His father Jackie, who was then the TD for Kerry South, also denied any involvement.

The calls to a premium rate number, which cost 60 cents plus VAT, were ultimately paid for by the taxpayer. The abuse came to light when the Oireachtas phone service provider, Eircom, noticed a surge in calls to the number.

Tánaiste Éamon Gilmore said if phones were found to have been used excessively, the money should be refunded.

Minister for the Environment Phil Hogan described it as “part of the political gamesmanship that Deputy Healy-Rae’s family have been involved in for a long period of time and which has now been exposed”.

However, Michael Healy-Rae said he had no hand, act or part in the calls and pointed out that he was taking part in the contest for the week and did not have access to a phone.

Jackie Healy-Rae said: “If I was paid in gold and silver, I could not have made them, because I was constantly up and down to the Dáil chamber to vote with the government at the time.”

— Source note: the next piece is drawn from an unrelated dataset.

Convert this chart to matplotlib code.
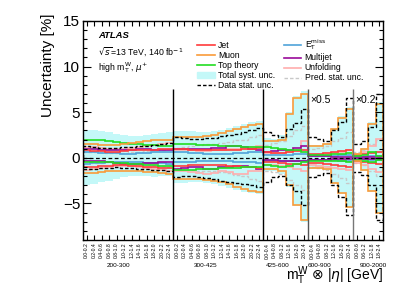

RTÉ, in a statement, said the calls made from Leinster House did not make a material difference to the outcome of the competition, as Mr Healy-Rae outpolled his nearest rival by two to one.

The Oireachtas spokesman confirmed that TDs enjoyed free local, national, mobile, international and premium-rate calls and their phone usage was not logged “for reasons of privacy and confidentiality”. Because the calls were not logged, it had no way of telling who had made them.